### WHAT THIS TASK INVOLVES
Your task is to retype each line of the data below exactly.

### SUPPLIED MATERIAL
------------------------------------
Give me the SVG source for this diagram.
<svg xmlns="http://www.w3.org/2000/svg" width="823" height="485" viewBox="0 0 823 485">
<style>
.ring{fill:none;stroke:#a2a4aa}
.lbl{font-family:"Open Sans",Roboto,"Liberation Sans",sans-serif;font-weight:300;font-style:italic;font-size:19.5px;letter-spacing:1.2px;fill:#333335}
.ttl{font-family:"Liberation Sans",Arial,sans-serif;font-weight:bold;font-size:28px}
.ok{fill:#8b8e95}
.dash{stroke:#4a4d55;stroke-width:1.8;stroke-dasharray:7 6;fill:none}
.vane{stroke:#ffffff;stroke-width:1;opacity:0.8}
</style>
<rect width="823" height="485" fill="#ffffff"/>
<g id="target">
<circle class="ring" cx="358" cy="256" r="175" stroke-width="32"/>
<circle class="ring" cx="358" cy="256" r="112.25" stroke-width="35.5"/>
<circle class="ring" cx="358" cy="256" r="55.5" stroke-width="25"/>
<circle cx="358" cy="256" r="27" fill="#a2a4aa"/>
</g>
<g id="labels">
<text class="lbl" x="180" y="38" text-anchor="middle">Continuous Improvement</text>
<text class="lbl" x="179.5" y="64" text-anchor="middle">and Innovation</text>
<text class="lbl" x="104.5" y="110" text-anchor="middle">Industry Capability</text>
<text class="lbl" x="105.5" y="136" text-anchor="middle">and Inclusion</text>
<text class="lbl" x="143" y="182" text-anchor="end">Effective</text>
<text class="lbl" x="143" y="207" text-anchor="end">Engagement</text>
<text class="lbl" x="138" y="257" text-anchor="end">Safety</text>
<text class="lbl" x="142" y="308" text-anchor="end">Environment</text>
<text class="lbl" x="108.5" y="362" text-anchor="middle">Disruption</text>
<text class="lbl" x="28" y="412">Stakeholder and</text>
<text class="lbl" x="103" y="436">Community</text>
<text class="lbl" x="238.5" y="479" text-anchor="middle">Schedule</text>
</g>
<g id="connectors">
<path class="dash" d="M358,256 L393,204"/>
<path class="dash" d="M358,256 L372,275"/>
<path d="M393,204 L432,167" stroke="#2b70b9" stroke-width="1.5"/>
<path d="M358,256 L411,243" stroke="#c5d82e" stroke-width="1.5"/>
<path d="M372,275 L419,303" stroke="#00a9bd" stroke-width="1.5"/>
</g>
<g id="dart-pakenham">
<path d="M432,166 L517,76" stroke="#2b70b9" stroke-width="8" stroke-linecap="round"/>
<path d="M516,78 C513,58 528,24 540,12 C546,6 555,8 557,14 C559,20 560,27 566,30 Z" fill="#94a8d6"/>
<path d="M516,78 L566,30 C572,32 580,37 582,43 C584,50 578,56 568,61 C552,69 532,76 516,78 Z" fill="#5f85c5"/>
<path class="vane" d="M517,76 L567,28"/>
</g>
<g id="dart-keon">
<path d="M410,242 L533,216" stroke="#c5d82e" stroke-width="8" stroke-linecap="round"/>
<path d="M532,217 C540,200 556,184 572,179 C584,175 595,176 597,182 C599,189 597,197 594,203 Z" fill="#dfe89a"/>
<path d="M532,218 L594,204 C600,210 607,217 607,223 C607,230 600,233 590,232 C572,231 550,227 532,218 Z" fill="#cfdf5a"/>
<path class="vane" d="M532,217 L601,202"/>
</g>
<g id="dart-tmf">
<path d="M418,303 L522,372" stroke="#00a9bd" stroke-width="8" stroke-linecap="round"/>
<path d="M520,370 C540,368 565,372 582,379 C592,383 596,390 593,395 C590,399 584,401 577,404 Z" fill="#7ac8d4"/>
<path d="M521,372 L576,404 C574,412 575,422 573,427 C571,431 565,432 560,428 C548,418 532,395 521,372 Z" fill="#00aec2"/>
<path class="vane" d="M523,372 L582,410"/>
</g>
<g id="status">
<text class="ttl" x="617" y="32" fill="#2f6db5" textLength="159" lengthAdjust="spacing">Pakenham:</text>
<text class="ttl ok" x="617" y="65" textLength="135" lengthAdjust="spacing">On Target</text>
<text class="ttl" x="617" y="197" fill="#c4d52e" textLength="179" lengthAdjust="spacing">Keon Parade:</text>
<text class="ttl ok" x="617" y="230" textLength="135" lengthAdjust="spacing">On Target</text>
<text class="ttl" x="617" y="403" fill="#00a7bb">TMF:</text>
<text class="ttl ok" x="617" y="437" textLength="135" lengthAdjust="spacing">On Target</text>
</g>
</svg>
------------------------------------
### REPLY TO THE EXERCISE
Give me the SVG source for this diagram.
<svg xmlns="http://www.w3.org/2000/svg" width="823" height="485" viewBox="0 0 823 485">
<style>
.ring{fill:none;stroke:#a2a4aa}
.lbl{font-family:"Open Sans",Roboto,"Liberation Sans",sans-serif;font-weight:300;font-style:italic;font-size:19.5px;letter-spacing:1.2px;fill:#333335}
.ttl{font-family:"Liberation Sans",Arial,sans-serif;font-weight:bold;font-size:28px}
.ok{fill:#8b8e95}
.dash{stroke:#4a4d55;stroke-width:1.8;stroke-dasharray:7 6;fill:none}
.vane{stroke:#ffffff;stroke-width:1;opacity:0.8}
</style>
<rect width="823" height="485" fill="#ffffff"/>
<g id="target">
<circle class="ring" cx="358" cy="256" r="175" stroke-width="32"/>
<circle class="ring" cx="358" cy="256" r="112.25" stroke-width="35.5"/>
<circle class="ring" cx="358" cy="256" r="55.5" stroke-width="25"/>
<circle cx="358" cy="256" r="27" fill="#a2a4aa"/>
</g>
<g id="labels">
<text class="lbl" x="180" y="38" text-anchor="middle">Continuous Improvement</text>
<text class="lbl" x="179.5" y="64" text-anchor="middle">and Innovation</text>
<text class="lbl" x="104.5" y="110" text-anchor="middle">Industry Capability</text>
<text class="lbl" x="105.5" y="136" text-anchor="middle">and Inclusion</text>
<text class="lbl" x="143" y="182" text-anchor="end">Effective</text>
<text class="lbl" x="143" y="207" text-anchor="end">Engagement</text>
<text class="lbl" x="138" y="257" text-anchor="end">Safety</text>
<text class="lbl" x="142" y="308" text-anchor="end">Environment</text>
<text class="lbl" x="108.5" y="362" text-anchor="middle">Disruption</text>
<text class="lbl" x="28" y="412">Stakeholder and</text>
<text class="lbl" x="103" y="436">Community</text>
<text class="lbl" x="238.5" y="479" text-anchor="middle">Schedule</text>
</g>
<g id="connectors">
<path class="dash" d="M358,256 L393,204"/>
<path class="dash" d="M358,256 L372,275"/>
<path d="M393,204 L432,167" stroke="#2b70b9" stroke-width="1.5"/>
<path d="M358,256 L411,243" stroke="#c5d82e" stroke-width="1.5"/>
<path d="M372,275 L419,303" stroke="#00a9bd" stroke-width="1.5"/>
</g>
<g id="dart-pakenham">
<path d="M432,166 L517,76" stroke="#2b70b9" stroke-width="8" stroke-linecap="round"/>
<path d="M516,78 C513,58 528,24 540,12 C546,6 555,8 557,14 C559,20 560,27 566,30 Z" fill="#94a8d6"/>
<path d="M516,78 L566,30 C572,32 580,37 582,43 C584,50 578,56 568,61 C552,69 532,76 516,78 Z" fill="#5f85c5"/>
<path class="vane" d="M517,76 L567,28"/>
</g>
<g id="dart-keon">
<path d="M410,242 L533,216" stroke="#c5d82e" stroke-width="8" stroke-linecap="round"/>
<path d="M532,217 C540,200 556,184 572,179 C584,175 595,176 597,182 C599,189 597,197 594,203 Z" fill="#dfe89a"/>
<path d="M532,218 L594,204 C600,210 607,217 607,223 C607,230 600,233 590,232 C572,231 550,227 532,218 Z" fill="#cfdf5a"/>
<path class="vane" d="M532,217 L601,202"/>
</g>
<g id="dart-tmf">
<path d="M418,303 L522,372" stroke="#00a9bd" stroke-width="8" stroke-linecap="round"/>
<path d="M520,370 C540,368 565,372 582,379 C592,383 596,390 593,395 C590,399 584,401 577,404 Z" fill="#7ac8d4"/>
<path d="M521,372 L576,404 C574,412 575,422 573,427 C571,431 565,432 560,428 C548,418 532,395 521,372 Z" fill="#00aec2"/>
<path class="vane" d="M523,372 L582,410"/>
</g>
<g id="status">
<text class="ttl" x="617" y="32" fill="#2f6db5" textLength="159" lengthAdjust="spacing">Pakenham:</text>
<text class="ttl ok" x="617" y="65" textLength="135" lengthAdjust="spacing">On Target</text>
<text class="ttl" x="617" y="197" fill="#c4d52e" textLength="179" lengthAdjust="spacing">Keon Parade:</text>
<text class="ttl ok" x="617" y="230" textLength="135" lengthAdjust="spacing">On Target</text>
<text class="ttl" x="617" y="403" fill="#00a7bb">TMF:</text>
<text class="ttl ok" x="617" y="437" textLength="135" lengthAdjust="spacing">On Target</text>
</g>
</svg>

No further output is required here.